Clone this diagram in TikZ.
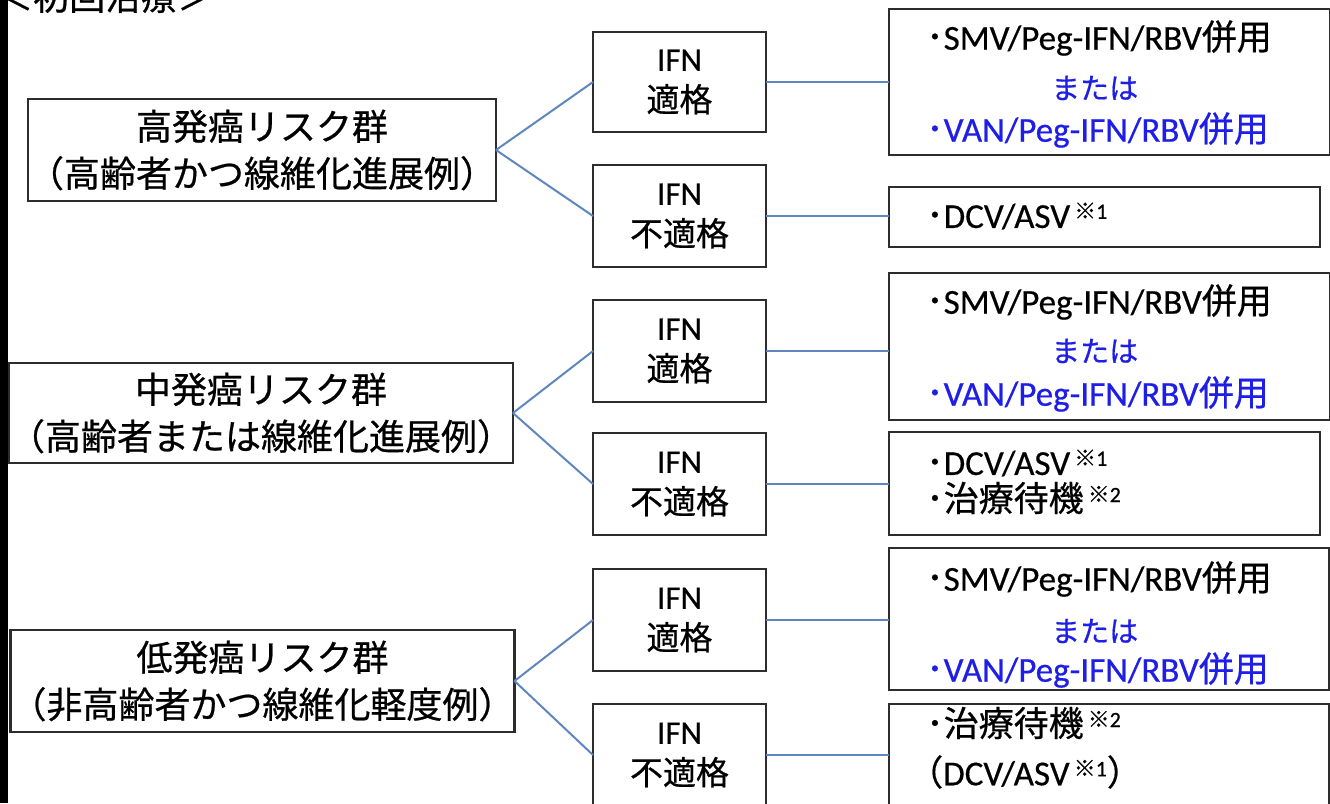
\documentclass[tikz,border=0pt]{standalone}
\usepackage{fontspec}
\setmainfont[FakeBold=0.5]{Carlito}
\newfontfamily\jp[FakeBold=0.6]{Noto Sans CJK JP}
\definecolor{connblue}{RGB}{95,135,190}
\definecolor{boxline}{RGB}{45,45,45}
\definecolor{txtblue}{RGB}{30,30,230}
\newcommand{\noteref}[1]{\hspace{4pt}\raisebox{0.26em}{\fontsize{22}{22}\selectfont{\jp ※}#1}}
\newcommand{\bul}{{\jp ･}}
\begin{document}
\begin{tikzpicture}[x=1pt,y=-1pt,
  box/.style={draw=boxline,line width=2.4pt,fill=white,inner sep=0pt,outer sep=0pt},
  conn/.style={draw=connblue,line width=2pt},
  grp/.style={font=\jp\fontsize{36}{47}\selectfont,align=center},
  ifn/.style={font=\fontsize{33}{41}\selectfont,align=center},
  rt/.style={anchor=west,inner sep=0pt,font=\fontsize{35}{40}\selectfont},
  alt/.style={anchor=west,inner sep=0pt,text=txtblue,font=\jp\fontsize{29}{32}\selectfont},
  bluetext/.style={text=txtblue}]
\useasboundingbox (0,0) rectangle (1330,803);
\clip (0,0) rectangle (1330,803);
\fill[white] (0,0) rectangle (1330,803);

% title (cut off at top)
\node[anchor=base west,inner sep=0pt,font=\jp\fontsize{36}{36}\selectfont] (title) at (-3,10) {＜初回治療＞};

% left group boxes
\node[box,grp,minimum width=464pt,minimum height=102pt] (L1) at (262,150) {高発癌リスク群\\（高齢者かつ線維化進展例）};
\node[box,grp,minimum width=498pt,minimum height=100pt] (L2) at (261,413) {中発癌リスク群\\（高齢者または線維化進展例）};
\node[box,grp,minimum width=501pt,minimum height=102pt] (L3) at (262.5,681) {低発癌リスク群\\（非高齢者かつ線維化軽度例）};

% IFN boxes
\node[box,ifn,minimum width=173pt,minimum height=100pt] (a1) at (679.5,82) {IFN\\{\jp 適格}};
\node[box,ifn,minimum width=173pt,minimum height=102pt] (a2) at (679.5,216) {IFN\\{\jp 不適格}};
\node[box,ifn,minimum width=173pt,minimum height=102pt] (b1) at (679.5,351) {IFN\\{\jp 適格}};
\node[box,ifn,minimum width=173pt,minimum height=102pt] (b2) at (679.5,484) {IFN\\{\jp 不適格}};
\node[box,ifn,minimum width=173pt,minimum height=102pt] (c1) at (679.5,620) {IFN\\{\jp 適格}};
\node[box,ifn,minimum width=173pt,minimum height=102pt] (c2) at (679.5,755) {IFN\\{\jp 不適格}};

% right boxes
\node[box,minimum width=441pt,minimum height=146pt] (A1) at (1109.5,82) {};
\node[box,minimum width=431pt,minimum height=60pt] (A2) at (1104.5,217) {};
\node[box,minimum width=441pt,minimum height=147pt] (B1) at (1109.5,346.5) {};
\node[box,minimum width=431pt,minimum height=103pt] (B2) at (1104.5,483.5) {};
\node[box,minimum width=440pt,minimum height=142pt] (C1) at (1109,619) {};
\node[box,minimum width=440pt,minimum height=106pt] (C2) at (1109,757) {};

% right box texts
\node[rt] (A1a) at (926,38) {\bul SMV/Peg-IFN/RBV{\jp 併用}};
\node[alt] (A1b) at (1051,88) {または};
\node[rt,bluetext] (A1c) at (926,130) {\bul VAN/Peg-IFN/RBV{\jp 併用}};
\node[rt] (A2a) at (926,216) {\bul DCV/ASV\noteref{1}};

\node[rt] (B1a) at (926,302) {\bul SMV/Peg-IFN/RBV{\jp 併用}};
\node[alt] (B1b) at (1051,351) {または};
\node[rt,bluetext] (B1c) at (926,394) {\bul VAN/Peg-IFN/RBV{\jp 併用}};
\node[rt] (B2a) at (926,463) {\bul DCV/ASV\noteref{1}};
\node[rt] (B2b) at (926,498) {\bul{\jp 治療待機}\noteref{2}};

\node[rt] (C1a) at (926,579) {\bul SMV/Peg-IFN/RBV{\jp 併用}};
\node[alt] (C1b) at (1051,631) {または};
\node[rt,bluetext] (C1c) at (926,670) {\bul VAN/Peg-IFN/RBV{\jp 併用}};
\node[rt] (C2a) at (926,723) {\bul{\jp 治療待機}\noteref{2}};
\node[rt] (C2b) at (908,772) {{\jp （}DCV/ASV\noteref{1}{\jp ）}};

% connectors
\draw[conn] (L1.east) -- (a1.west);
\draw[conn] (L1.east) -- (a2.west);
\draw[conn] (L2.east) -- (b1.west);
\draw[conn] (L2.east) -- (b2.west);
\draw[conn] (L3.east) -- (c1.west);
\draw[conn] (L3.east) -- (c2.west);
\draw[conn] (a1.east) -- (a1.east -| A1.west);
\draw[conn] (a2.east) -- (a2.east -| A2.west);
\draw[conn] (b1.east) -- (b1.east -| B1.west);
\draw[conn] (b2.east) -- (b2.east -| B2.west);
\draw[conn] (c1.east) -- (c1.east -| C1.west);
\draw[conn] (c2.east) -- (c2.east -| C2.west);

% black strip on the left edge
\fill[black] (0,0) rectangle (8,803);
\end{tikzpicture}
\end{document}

...

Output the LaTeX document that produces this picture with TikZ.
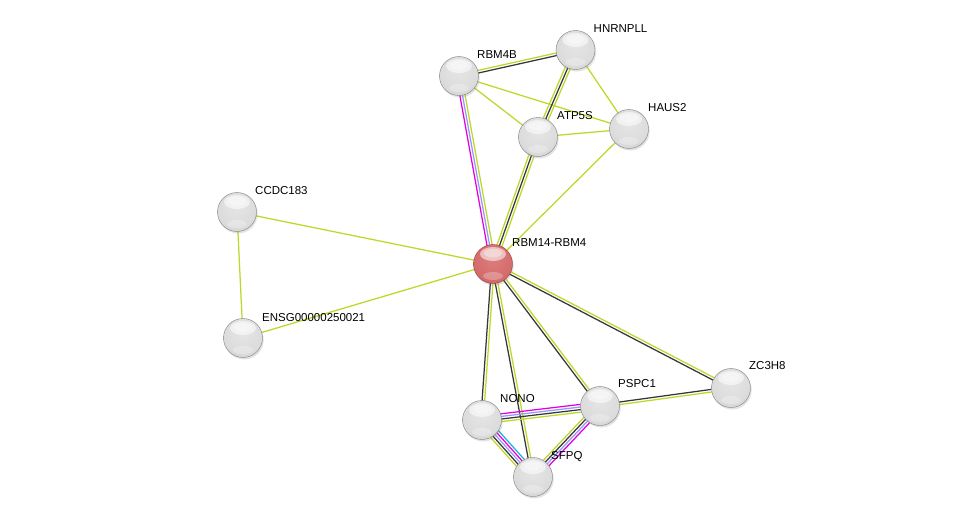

GIVEN PROBLEM: Extract exactly the lines running from the line containing "Clone this diagram in TikZ." to the line containing "(title) at (-3,10)", with both end lines included and all pictures left out.

RIGHT ANSWER:
Clone this diagram in TikZ.
\documentclass[tikz,border=0pt]{standalone}
\usepackage{fontspec}
\setmainfont[FakeBold=0.5]{Carlito}
\newfontfamily\jp[FakeBold=0.6]{Noto Sans CJK JP}
\definecolor{connblue}{RGB}{95,135,190}
\definecolor{boxline}{RGB}{45,45,45}
\definecolor{txtblue}{RGB}{30,30,230}
\newcommand{\noteref}[1]{\hspace{4pt}\raisebox{0.26em}{\fontsize{22}{22}\selectfont{\jp ※}#1}}
\newcommand{\bul}{{\jp ･}}
\begin{document}
\begin{tikzpicture}[x=1pt,y=-1pt,
  box/.style={draw=boxline,line width=2.4pt,fill=white,inner sep=0pt,outer sep=0pt},
  conn/.style={draw=connblue,line width=2pt},
  grp/.style={font=\jp\fontsize{36}{47}\selectfont,align=center},
  ifn/.style={font=\fontsize{33}{41}\selectfont,align=center},
  rt/.style={anchor=west,inner sep=0pt,font=\fontsize{35}{40}\selectfont},
  alt/.style={anchor=west,inner sep=0pt,text=txtblue,font=\jp\fontsize{29}{32}\selectfont},
  bluetext/.style={text=txtblue}]
\useasboundingbox (0,0) rectangle (1330,803);
\clip (0,0) rectangle (1330,803);
\fill[white] (0,0) rectangle (1330,803);

% title (cut off at top)
\node[anchor=base west,inner sep=0pt,font=\jp\fontsize{36}{36}\selectfont] (title) at (-3,10) {＜初回治療＞};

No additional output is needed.